Charts and diagrams as code
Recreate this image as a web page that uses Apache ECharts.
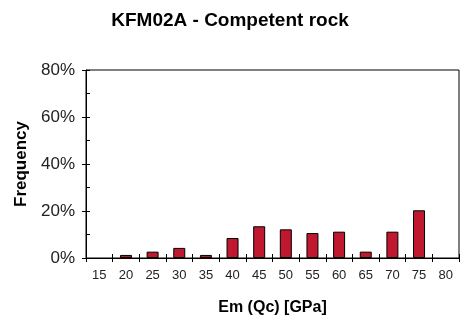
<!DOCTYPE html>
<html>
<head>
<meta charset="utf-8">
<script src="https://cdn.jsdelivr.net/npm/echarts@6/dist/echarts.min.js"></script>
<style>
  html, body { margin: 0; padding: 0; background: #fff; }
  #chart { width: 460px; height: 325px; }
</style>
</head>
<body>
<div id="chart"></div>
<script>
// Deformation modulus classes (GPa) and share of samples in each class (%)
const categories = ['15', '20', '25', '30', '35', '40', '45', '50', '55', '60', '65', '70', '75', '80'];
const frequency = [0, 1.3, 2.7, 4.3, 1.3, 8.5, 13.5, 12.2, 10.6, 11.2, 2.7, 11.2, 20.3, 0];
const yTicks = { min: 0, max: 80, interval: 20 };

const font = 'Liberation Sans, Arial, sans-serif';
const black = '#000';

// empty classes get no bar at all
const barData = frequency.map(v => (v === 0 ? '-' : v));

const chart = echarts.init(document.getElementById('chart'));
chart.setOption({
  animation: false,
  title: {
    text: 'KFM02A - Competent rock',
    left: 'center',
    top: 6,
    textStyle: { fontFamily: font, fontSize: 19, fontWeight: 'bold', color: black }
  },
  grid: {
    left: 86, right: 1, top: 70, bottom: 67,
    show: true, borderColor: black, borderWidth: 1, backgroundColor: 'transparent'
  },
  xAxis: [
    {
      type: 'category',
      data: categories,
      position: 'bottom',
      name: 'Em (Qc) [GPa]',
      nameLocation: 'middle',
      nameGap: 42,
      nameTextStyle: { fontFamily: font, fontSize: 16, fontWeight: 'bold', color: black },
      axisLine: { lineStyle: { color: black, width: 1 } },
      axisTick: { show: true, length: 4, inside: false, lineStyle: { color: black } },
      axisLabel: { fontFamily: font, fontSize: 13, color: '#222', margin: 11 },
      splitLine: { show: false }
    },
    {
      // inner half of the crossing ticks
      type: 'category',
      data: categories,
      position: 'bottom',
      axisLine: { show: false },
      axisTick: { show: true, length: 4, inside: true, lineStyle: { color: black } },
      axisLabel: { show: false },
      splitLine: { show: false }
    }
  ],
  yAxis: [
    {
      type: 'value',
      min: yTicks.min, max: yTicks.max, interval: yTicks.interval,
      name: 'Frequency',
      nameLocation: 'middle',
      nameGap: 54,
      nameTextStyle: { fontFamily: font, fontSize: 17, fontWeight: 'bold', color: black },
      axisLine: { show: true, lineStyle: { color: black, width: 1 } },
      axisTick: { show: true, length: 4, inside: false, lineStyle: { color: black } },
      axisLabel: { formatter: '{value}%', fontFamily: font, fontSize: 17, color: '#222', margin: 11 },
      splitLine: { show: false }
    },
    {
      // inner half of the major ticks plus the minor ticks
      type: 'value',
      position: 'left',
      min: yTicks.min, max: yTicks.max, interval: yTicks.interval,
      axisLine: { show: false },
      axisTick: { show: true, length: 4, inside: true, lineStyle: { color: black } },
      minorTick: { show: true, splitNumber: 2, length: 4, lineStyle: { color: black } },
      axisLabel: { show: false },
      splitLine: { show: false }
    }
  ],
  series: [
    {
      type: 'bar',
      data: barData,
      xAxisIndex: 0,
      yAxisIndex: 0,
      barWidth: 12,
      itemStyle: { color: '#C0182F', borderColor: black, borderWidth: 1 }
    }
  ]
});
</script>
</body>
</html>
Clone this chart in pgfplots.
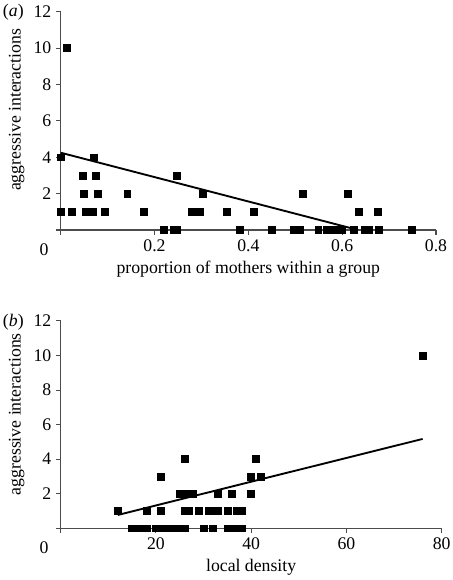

#### [What you will do]
Write out each entry exactly as given, omitting any picture.

#### [Correct answer]
Recreate this image as a web page that uses Apache ECharts.
<!DOCTYPE html>
<html>
<head>
<meta charset="utf-8">
<script src="https://cdn.jsdelivr.net/npm/echarts@6/dist/echarts.min.js"></script>
<style>
  html, body { margin: 0; padding: 0; background: #fff; }
  #chart { width: 460px; height: 325px; }
</style>
</head>
<body>
<div id="chart"></div>
<script>
// Deformation modulus classes (GPa) and share of samples in each class (%)
const categories = ['15', '20', '25', '30', '35', '40', '45', '50', '55', '60', '65', '70', '75', '80'];
const frequency = [0, 1.3, 2.7, 4.3, 1.3, 8.5, 13.5, 12.2, 10.6, 11.2, 2.7, 11.2, 20.3, 0];
const yTicks = { min: 0, max: 80, interval: 20 };

const font = 'Liberation Sans, Arial, sans-serif';
const black = '#000';

// empty classes get no bar at all
const barData = frequency.map(v => (v === 0 ? '-' : v));

const chart = echarts.init(document.getElementById('chart'));
chart.setOption({
  animation: false,
  title: {
    text: 'KFM02A - Competent rock',
    left: 'center',
    top: 6,
    textStyle: { fontFamily: font, fontSize: 19, fontWeight: 'bold', color: black }
  },
  grid: {
    left: 86, right: 1, top: 70, bottom: 67,
    show: true, borderColor: black, borderWidth: 1, backgroundColor: 'transparent'
  },
  xAxis: [
    {
      type: 'category',
      data: categories,
      position: 'bottom',
      name: 'Em (Qc) [GPa]',
      nameLocation: 'middle',
      nameGap: 42,
      nameTextStyle: { fontFamily: font, fontSize: 16, fontWeight: 'bold', color: black },
      axisLine: { lineStyle: { color: black, width: 1 } },
      axisTick: { show: true, length: 4, inside: false, lineStyle: { color: black } },
      axisLabel: { fontFamily: font, fontSize: 13, color: '#222', margin: 11 },
      splitLine: { show: false }
    },
    {
      // inner half of the crossing ticks
      type: 'category',
      data: categories,
      position: 'bottom',
      axisLine: { show: false },
      axisTick: { show: true, length: 4, inside: true, lineStyle: { color: black } },
      axisLabel: { show: false },
      splitLine: { show: false }
    }
  ],
  yAxis: [
    {
      type: 'value',
      min: yTicks.min, max: yTicks.max, interval: yTicks.interval,
      name: 'Frequency',
      nameLocation: 'middle',
      nameGap: 54,
      nameTextStyle: { fontFamily: font, fontSize: 17, fontWeight: 'bold', color: black },
      axisLine: { show: true, lineStyle: { color: black, width: 1 } },
      axisTick: { show: true, length: 4, inside: false, lineStyle: { color: black } },
      axisLabel: { formatter: '{value}%', fontFamily: font, fontSize: 17, color: '#222', margin: 11 },
      splitLine: { show: false }
    },
    {
      // inner half of the major ticks plus the minor ticks
      type: 'value',
      position: 'left',
      min: yTicks.min, max: yTicks.max, interval: yTicks.interval,
      axisLine: { show: false },
      axisTick: { show: true, length: 4, inside: true, lineStyle: { color: black } },
      minorTick: { show: true, splitNumber: 2, length: 4, lineStyle: { color: black } },
      axisLabel: { show: false },
      splitLine: { show: false }
    }
  ],
  series: [
    {
      type: 'bar',
      data: barData,
      xAxisIndex: 0,
      yAxisIndex: 0,
      barWidth: 12,
      itemStyle: { color: '#C0182F', borderColor: black, borderWidth: 1 }
    }
  ]
});
</script>
</body>
</html>
Clone this chart in pgfplots.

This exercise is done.